Viking is reissuing Kerouac's On The Road and the NYTBR felt the need to again reexamine the book, the beats, all the associated crap. But I swear that I read this article not six months ago.

I was under-whelmed when I read it (late) in my early twenties, and I'm not guessing I would think any more of it if I read it today. And who would really think the unedited 'scroll' version would be any better?

Friday, August 17, 2007

Saturday, August 11, 2007

Pity the Adverb

I've never been one to follow that rule about eliminating adverbs. Sure, they sometimes describe too much. Especially when it comes to dialogue. But am I really to believe that they shouldn't be used elsewhere. What if I want to describe how someone walked across the room?

He moved vigorously towards the bar.

He moved towards the bar with vigor.

He moved towards the bar.

Which works better? Maybe if the last sentence had been set up with something about his general haste then it would be the best one. I think, though, that there are times when the first sentence is not only accurate but when it is the right sentence.

The blog at the Oxford University Press (via Ed) writes the adverbs epitaph:

The adverb is an endangered species in Modern English. One should neither wring one’s hands nor weep on hearing this news.
...
During his visit to Minneapolis after the collapse of the bridge, President Bush said: “We want to get this bridge rebuilt as quick as possible.” This is not a Bushism: few people would have used quickly here despite the fact that my computer highlighted the word and suggested the form with -ly.
...
Individual cases are hard to explain, and valid generalizations are hardly earned, but the tendency is obvious: adverbs are on the retreat in Modern English. Do it real quick has become the norm. We want to get this bridge rebuilt as quick as possible is a borderline case (quickly seems to be more appropriate). But it is enough to listen to the people around us, to observe adjectives replacing adverbs. A boy of ten comments on the speech of a person with an accent: “You are talking funny.” As ill luck would have it, the adverb funnily is rare, so that the boy had little choice. To a conservative taste he did it real good is a bit too much, but I fully realized what odds adverbs are facing only when I read in an undergraduate paper: “She sings beautiful.” On the same day I heard: “She is fragile and walks slow.” Another century or so, and the difference between those who speak good and those who speak bad will disappear. When that day comes, what will happen to the following exchange between Lady Bracknell and her nephew? “Good-afternoon, dear Algernon, I hope you are behaving very well. –I am feeling very well, Aunt Augusta. –That’s not quite the same thing. In fact the two things rarely go together.” It looks as though adjectives and adverbs also prefer to part company.
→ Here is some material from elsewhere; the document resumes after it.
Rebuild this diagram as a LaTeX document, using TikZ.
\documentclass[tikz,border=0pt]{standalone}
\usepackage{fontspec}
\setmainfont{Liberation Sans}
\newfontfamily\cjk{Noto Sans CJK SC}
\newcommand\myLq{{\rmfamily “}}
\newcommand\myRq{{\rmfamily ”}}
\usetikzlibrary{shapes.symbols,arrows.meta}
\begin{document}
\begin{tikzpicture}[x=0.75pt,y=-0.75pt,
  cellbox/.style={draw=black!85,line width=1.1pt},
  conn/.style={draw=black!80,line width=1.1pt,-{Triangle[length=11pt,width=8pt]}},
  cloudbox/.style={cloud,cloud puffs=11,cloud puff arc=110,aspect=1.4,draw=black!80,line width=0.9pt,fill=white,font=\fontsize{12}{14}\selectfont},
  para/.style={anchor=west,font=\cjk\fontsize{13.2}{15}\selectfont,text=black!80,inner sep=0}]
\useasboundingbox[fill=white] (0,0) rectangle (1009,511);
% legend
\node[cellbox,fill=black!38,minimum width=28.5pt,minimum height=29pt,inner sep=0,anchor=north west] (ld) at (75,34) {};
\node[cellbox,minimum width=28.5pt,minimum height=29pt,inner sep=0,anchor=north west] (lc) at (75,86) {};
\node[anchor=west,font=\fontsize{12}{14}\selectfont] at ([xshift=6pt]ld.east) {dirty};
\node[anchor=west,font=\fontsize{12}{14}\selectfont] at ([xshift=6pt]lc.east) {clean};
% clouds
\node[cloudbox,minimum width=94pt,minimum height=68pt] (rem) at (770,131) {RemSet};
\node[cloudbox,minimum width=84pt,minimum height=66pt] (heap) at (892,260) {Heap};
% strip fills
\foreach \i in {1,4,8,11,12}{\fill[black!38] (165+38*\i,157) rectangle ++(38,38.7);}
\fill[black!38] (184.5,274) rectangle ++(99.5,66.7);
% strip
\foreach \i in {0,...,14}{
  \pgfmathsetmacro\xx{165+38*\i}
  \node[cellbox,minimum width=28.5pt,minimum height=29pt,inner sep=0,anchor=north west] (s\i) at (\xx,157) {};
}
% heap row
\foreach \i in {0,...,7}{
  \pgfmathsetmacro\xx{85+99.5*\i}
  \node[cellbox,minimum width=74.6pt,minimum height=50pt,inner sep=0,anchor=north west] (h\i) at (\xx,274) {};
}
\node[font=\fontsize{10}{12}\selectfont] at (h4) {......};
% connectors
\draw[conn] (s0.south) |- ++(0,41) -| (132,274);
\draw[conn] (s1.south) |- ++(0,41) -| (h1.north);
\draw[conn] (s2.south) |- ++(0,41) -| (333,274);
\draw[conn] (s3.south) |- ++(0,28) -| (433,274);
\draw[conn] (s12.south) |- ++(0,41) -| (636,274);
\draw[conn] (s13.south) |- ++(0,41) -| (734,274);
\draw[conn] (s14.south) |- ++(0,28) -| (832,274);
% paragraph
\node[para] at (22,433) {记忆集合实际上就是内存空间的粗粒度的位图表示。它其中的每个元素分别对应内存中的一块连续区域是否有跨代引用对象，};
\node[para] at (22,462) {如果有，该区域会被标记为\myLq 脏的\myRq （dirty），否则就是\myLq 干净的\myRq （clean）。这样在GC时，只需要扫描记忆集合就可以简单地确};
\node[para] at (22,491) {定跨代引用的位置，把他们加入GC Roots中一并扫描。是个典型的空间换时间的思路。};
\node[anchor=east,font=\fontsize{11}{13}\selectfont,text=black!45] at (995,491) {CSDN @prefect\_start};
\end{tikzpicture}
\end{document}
Maybe someone who has studied the way language changes over the centuries can appreciate that dropping the old -ly suffix is not necessarily a bad thing, but I've spent time as a tutor and misuse raises the hairs on the back of my neck. Of course, things are flexible in creative work, but I will defend the use of the adverb in writing and in speech. And I'm likely to correct you when you are wrong.

The Summer Reading of our Sec. of Ed.

Now, I have to admit that I went to the NPR story on the Secretary of Education's summer reading choices looking to make fun of her. As the picture above exemplifies, Bush has the hots for Sec. Spellings and I suppose I should have remembered that he likes 'em smarter than him. Look at Laura. Of course that's not really asking too much.
So, I expected fully chick-lit or plot-driving, substance-deprived thrillers, instead she smartly identified books being read in many book clubs this summer: Eat, Pray, Love by Elizabeth Gilbert and A Thousand Splendid Suns by Khaled Hosseini. And she gets extra points for also including The Master Butcher's Singing Club by Louise Erdrich.
It turns out she might be a little better than the last education secretary who called teachers' unions terrorists. I'll just have to save my ridicule for the other hundred incompetent people that surround our President.
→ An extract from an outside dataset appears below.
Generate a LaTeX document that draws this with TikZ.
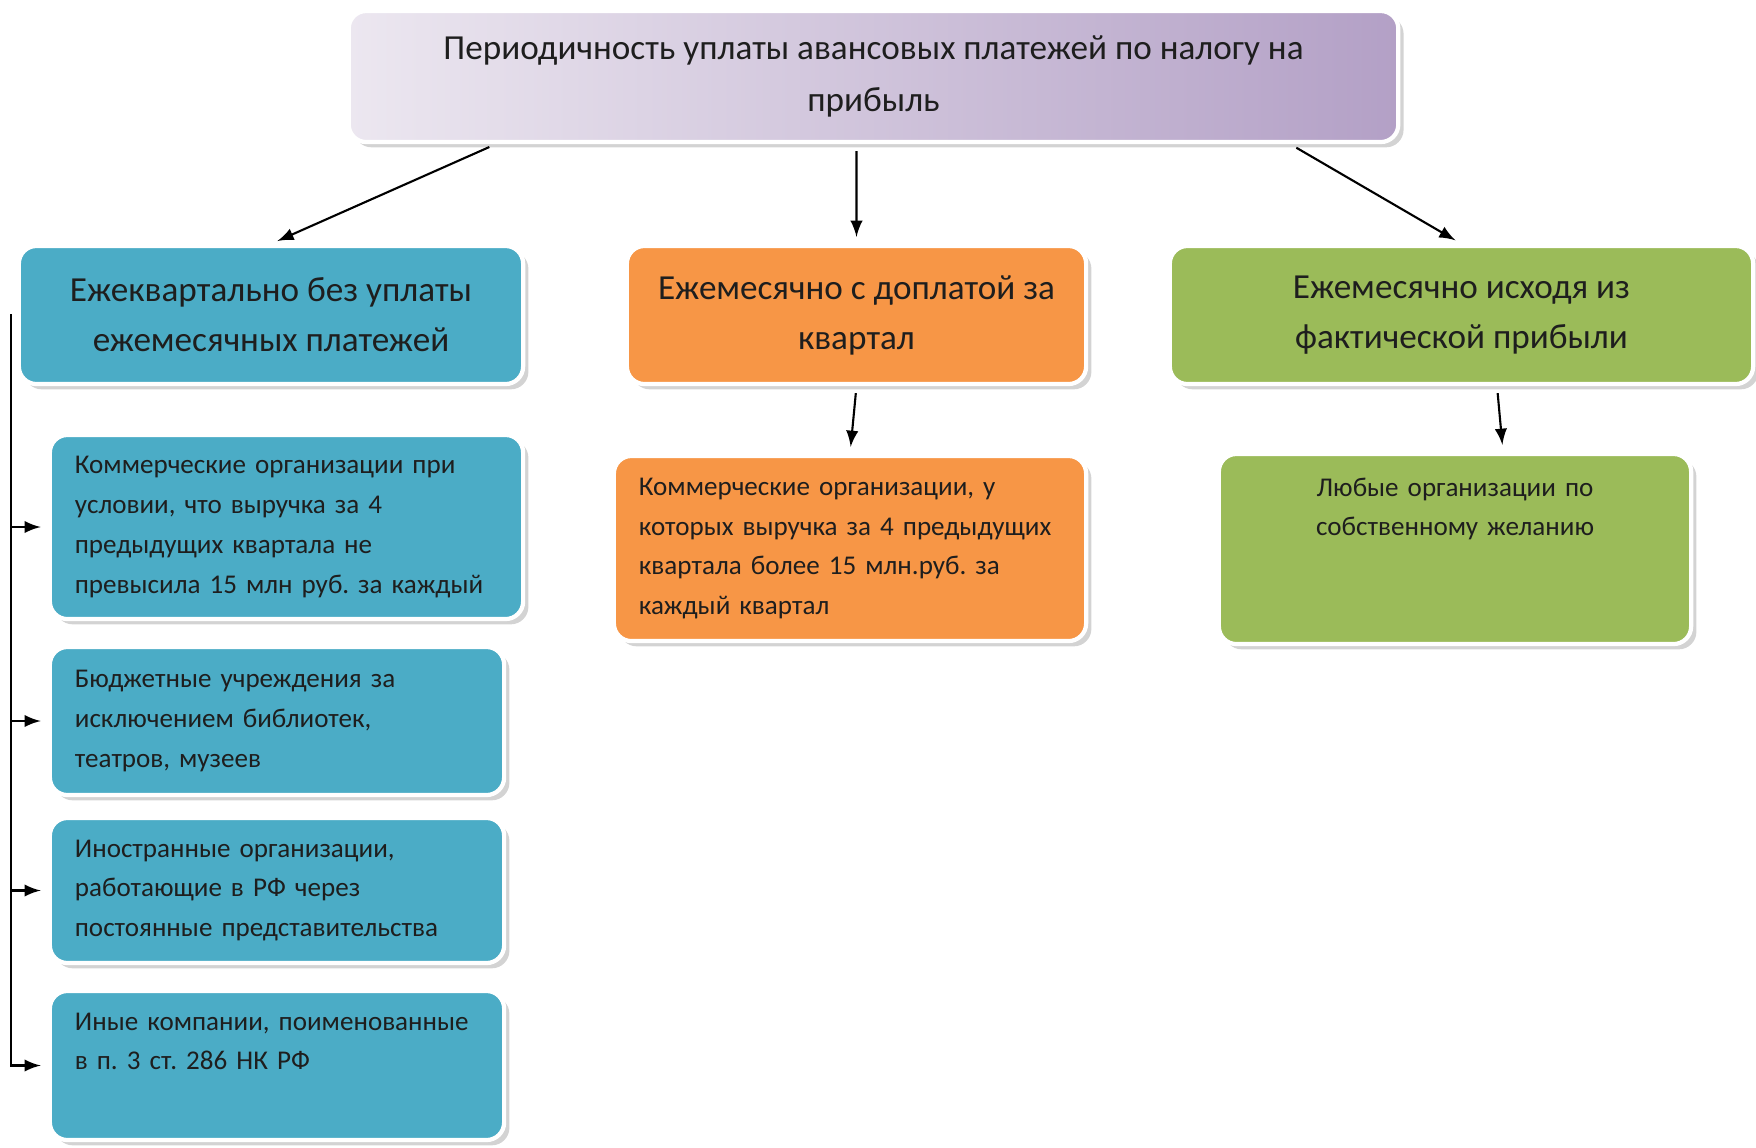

Hitchens, the Great Literary Critic

Inspired by the absurd choice by the NYTBR to have Christopher Hitchens review the new Harry Potter, Ed Champion gives us Hitch on "Green Eggs and Ham."

I was in the children’s section of a Barnes & Noble in Stanford, Calif., shaking down the dregs from my flask and firing up a cigarette for fortitude when I was kicked out by the employees. They told me that I could not smoke or drink and that I was an evil man for practicing my habits in an apparently sacrosanct section of the store. They didn’t know I was a writer of some note, that I was the Hitch and I could write them all under the table. Literally and figuratively. I then proceeded to berate the idiot behind the counter because it amused me. He could not identify Khruschev, even when I tapped the sad sod repeatedly on the head with my heavy shoe to help him get the hint. He called the police. An arrest and a court appearance later, and I was on the phone with Sam Tanenhaus, seeing if I could write a piece that would pay my bail. He told me that I should write about Green Eggs and Ham. I could write it completely drunk if I liked. I wouldn’t be edited.

Hitch is a parody of himself and, as absurd as it might be that NYTBR might would choose this caricature to give us his self-righteous and self-aggrandising take on the cultural phenomenon of Harry Potter, I find some humor in it. And of course Ed just exploits it all.